Nobody at all in the media has mentioned that France has sent rescue teams. We are told about Sri Lankans and Bangladeshis in Kanagawa [Yokohama prefecture] who came to serve curry to people unable to leave... The earthquakes keep coming... At night we sleep fully dressed with the radio on, so that we can take cover immediately if need be.
No problem with banking. The power came back on the 13th. Running water reaches only the ground floor. We will have to wait a month for gas. For petrol, only Idemitsu is open. Even if you queue from dusk to dawn you can’t be sure you’ll be served in the morning! And that’s 2 weeks after the big quake!

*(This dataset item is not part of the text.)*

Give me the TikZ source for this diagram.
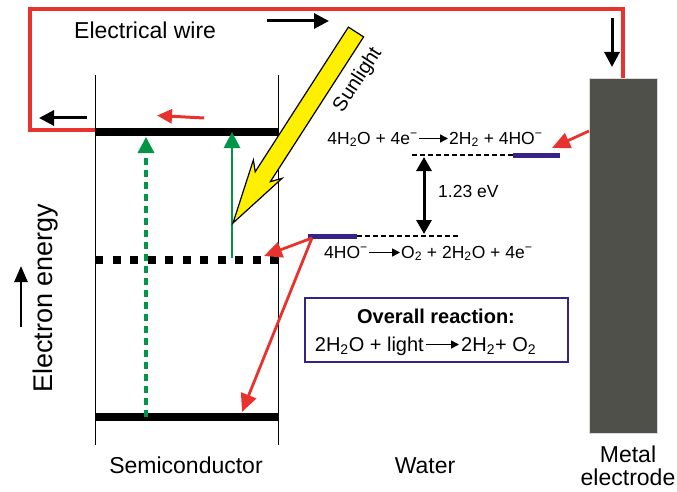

I got a shock yesterday: they announced that the tap-water in Tokyo is polluted with radioactivity and unfit for babies. It is polluted also in Tohoku, but that is not announced! Gradually it will become impossible to buy water in the provinces.
To protect Tokyo, the nation’s hub, the government is letting the provinces fall. When I speak of this to my friends they laugh with incredulity. Everyone believes the government’s announcements! At TEPCO [Tokyo Electric Power Company] there are lots of civil servants “parachuted in” - being connected to the central authorities, they don’t tell the truth. Ministers, top civil servants and even Udeno do not inform us of the truth!
26 March 2011 at 11.03 pm
On TV they talk continuously of the consequences of the quake, but we’re not helped to understand whether the situation is getting better or worse. Being inside a storm, we don’t understand what the situation is outside it.
Tell me how Japan’s situation is viewed from abroad, please.